Dabei existiert der Selbstmordanschlag in seiner heutigen Form erst seit 1982 und hat sich permanent verändert, von den Grundlagen seines Entstehens ablöst und verselbständigt. Doch wie ist er überhaupt - wieder - in die Welt gekommen? Der Wille eines Menschen, sich zum Morden zu opfern, mag erschütternd genug sein. Dafür spricht die Macht der Assassinensekte vor 1.000 und der Kamikaze-Flieger vor 60 Jahren, die sich trotz aller militärischer Machtlosigkeit ins kulturelle Gedächtnis der Völker eingebrannt haben. Aber die Möglichkeiten des Einzelnen blieben vor Beginn der Neuzeit beschränkt auf den Mord am Einzelnen. Der biblische Samson, der die Säulen des Philisterpalastes auseinanderschiebt und seine feiernden Feinde mit sich begräbt, funktionierte nur im Mythos - formuliert aber den frühen Wunsch nach einem letzten Moment tödlicher Allmacht im Tausch fürs Leben.
Erst die technischen Möglichkeiten haben die Konsequenz des selbstmörderischen Willens potenziert. Ein paar Kilo TNT um den Bauch können genügen, Dutzende zu töten; ein paar Tapeziermesser, Tausende auszulöschen. Doch was bringt einen Menschen dazu, eine auf den ersten Blick vollkommen widersinnige Tat zu begehen, von der er nichts hat? Sind die Täter - bis auf wenige Ausnahmen der 80er- und 90er-Jahre alles Muslime - allein Verrückte, verblendet von Paradiesverheißungen für Dumme? "Das tiefste Glück des Menschen besteht darin, dass er geopfert wird", hat einer der literarischen Apologeten des Märtyrertums geschrieben: "Und die höchste Befehlskunst (besteht) darin, Ziele zu zeigen, die des Opfers würdig sind." Das könnte von Bin Laden sein. Stammt aber von Ernst Jünger, jenem wohlgelittenen, von Helmut Kohl einst hochgeschätzten Schriftsteller. Er war, 1895 geboren, begeistert in den Ersten Weltkrieg gezogen und hatte die jungen Soldaten gepriesen, die sich in die Maschinengewehrsalven ihrer Gegner stürzten. Jüngers Weltvernichtungsphantasien sind kein einsamer Irrsinn, sondern die periodisch wiederkehrende Vorstellung vom Triumph des Willens nicht bloß gegenüber dem Feind, sondern auch gegenüber sich selbst.
Dennoch verschwand mit den letzten Kamikazepiloten diese Form des mörderischen Opfertods für Jahrzehnte fast völlig. Erst Anfang der 1980er-Jahre tauchte es wieder auf, als zehntausende iranischer Jugendlicher im Krieg gegen den Irak in die gegnerischen Maschinengewehrstellungen liefen, im Namen Gottes, im Namen Khomeinis.
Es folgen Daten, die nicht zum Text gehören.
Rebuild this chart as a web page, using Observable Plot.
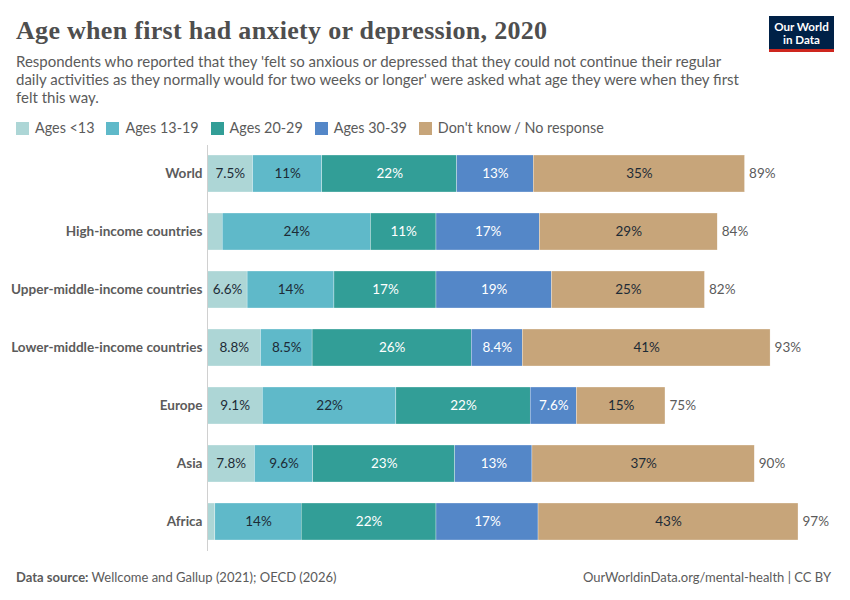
<!DOCTYPE html>
<html><head><meta charset="utf-8">
<script src="https://cdn.jsdelivr.net/npm/d3@7"></script>
<script src="https://cdn.jsdelivr.net/npm/@observablehq/plot@0.6"></script>
<style>
html,body{margin:0;padding:0;background:#fff;font-family:Lato,sans-serif;}
#page{position:relative;width:850px;height:600px;overflow:hidden;}
#page>*{position:absolute;}
#title{left:16px;top:14px;font:600 26px/34px "Liberation Serif",serif;color:#4e4e4e;letter-spacing:.3px;margin:0;white-space:nowrap;}
#sub{left:16px;top:52px;font-size:15px;line-height:18.2px;color:#5b5b5b;white-space:nowrap;}
#legend{left:16px;top:119px;display:flex;font-size:14.35px;line-height:18px;color:#5b5b5b;white-space:nowrap;}
#legend div{display:flex;align-items:center;margin-right:12px;}
#legend i{display:inline-block;width:13px;height:13px;margin-right:6px;}
#chart{left:0;top:144.5px;}
#logo{left:769px;top:16px;width:65px;height:33px;background:#002147;border-bottom:3px solid #ce261e;color:#fff;font-weight:700;font-size:11.6px;line-height:13px;text-align:center;}
#logo span{display:block;padding-top:4px;}
#src{left:16px;top:568px;font-size:13px;line-height:18px;color:#5b5b5b;}
#cc{right:19px;top:568px;font-size:13px;line-height:18px;color:#5b5b5b;}
</style></head><body>
<div id="page">
<h1 id="title">Age when first had anxiety or depression, 2020</h1>
<div id="sub">Respondents who reported that they 'felt so anxious or depressed that they could not continue their regular<br>daily activities as they normally would for two weeks or longer' were asked what age they were when they first<br>felt this way.</div>
<div id="legend"></div>
<div id="chart"></div>
<div id="logo"><span>Our World<br>in Data</span></div>
<div id="src"><b>Data source:</b> Wellcome and Gallup (2021); OECD (2026)</div>
<div id="cc">OurWorldinData.org/mental-health | CC BY</div>
</div>
<script>
const regions = ["World","High-income countries","Upper-middle-income countries","Lower-middle-income countries","Europe","Asia","Africa"];
const ages = ["Ages <13","Ages 13-19","Ages 20-29","Ages 30-39","Don't know / No response"];
const colors = ["#add6d6","#5fb9c9","#329e97","#5487c8","#c7a57a"];
const under13 = [7.5,2.5,6.6,8.8,9.1,7.8,1.3];
const a13to19 = [11.4,24.4,14.3,8.5,22,9.6,14.2];
const a20to29 = [22.2,10.8,16.8,26.2,22.1,23.4,22.2];
const a30to39 = [12.6,17,19,8.4,7.6,12.7,16.8];
const dontKnow = [34.8,29.3,25.2,40.8,14.6,36.6,42.8];
const totals = [89,84,82,93,75,90,97];
const series = [under13,a13to19,a20to29,a30to39,dontKnow];

const rows = series.flatMap((vals,i)=>vals.map((v,j)=>({region:regions[j],age:ages[i],value:v,
  label: v<3 ? "" : (v<10 ? v.toFixed(1)+"%" : Math.round(v)+"%"),
  tone: i<2||i===4 ? "#1d2b36" : "#fff"})));
const totalRows = regions.map((r,j)=>({region:r,total:series.reduce((s,a)=>s+a[j],0),label:totals[j]+"%"}));

d3.select("#legend").selectAll("div").data(ages).join("div")
  .html((d,i)=>`<i style="background:${colors[i]}"></i>`).append("span").text(d=>d);

const chart = Plot.plot({
  width:850,height:406,
  marginLeft:207,marginRight:0,marginTop:0,marginBottom:0,
  style:{fontFamily:"Lato, sans-serif",background:"transparent"},
  x:{domain:[0,105.86],axis:null},
  y:{domain:regions,paddingInner:0.362,paddingOuter:0.181,align:0.5,label:null,axis:null},
  color:{domain:ages,range:colors},
  marks:[
    Plot.axisY(regions,{anchor:"left",tickSize:0,tickPadding:5,fontSize:13.55,fontWeight:700,fill:"#5b5b5b",label:null}),
    Plot.barX(rows,Plot.stackX({x:"value",y:"region",z:"age",order:null,fill:"age",stroke:"#fff",strokeWidth:0.3})),
    Plot.text(rows,Plot.stackX({x:"value",y:"region",z:"age",order:null,text:"label",fill:"tone",fontSize:13.5})),
    Plot.text(totalRows,{x:"total",y:"region",text:"label",dx:4,textAnchor:"start",fill:"#5b5b5b",fontSize:13.5}),
    Plot.ruleX([0],{stroke:"#d0d0d0",strokeWidth:1})
  ]
});
document.getElementById("chart").appendChild(chart);
</script>
</body></html>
Als ob der iranische Revolutionsführer ein lange Zeit still liegendes Instrument wieder zum Klingen gebracht hätte, mobilisierte er die fundamentalen Opfermythen des schiitischen Islams: jener rebellischen Spielart des Glaubens, die 1300 Jahre zuvor entstanden war als Revolte gegen die sunnitische Kalifen von Westen.
Im Rückblick scheint es widersinnig, dass diese Idee, die Zigtausende das Leben kostete, ohne irgendeinen Kriegsgewinn zu erzielen, zum erfolgreichen Exportprodukt wurde: Iranische Revolutionsgardisten brachten sie in den Libanon und halfen den libanesischen Schiiten beim Aufbau der Hisbollah, der "Partei Gottes" und schufen dort die "Märtyreroperation". Seit jenen ersten fünf Suizidattacken der Hisbollah 1982/83 im Libanon wissen die Guerillatruppen dieser Welt: Es genügen fünf Menschen, die bereit sind, sich zu opfern, fünf Lieferwagen, fünf Tonnenladungen Sprengstoff, eine umsichtige Vorbereitung - und eine kleine Bewegung kann den Supermächten der Welt die Stirn bieten.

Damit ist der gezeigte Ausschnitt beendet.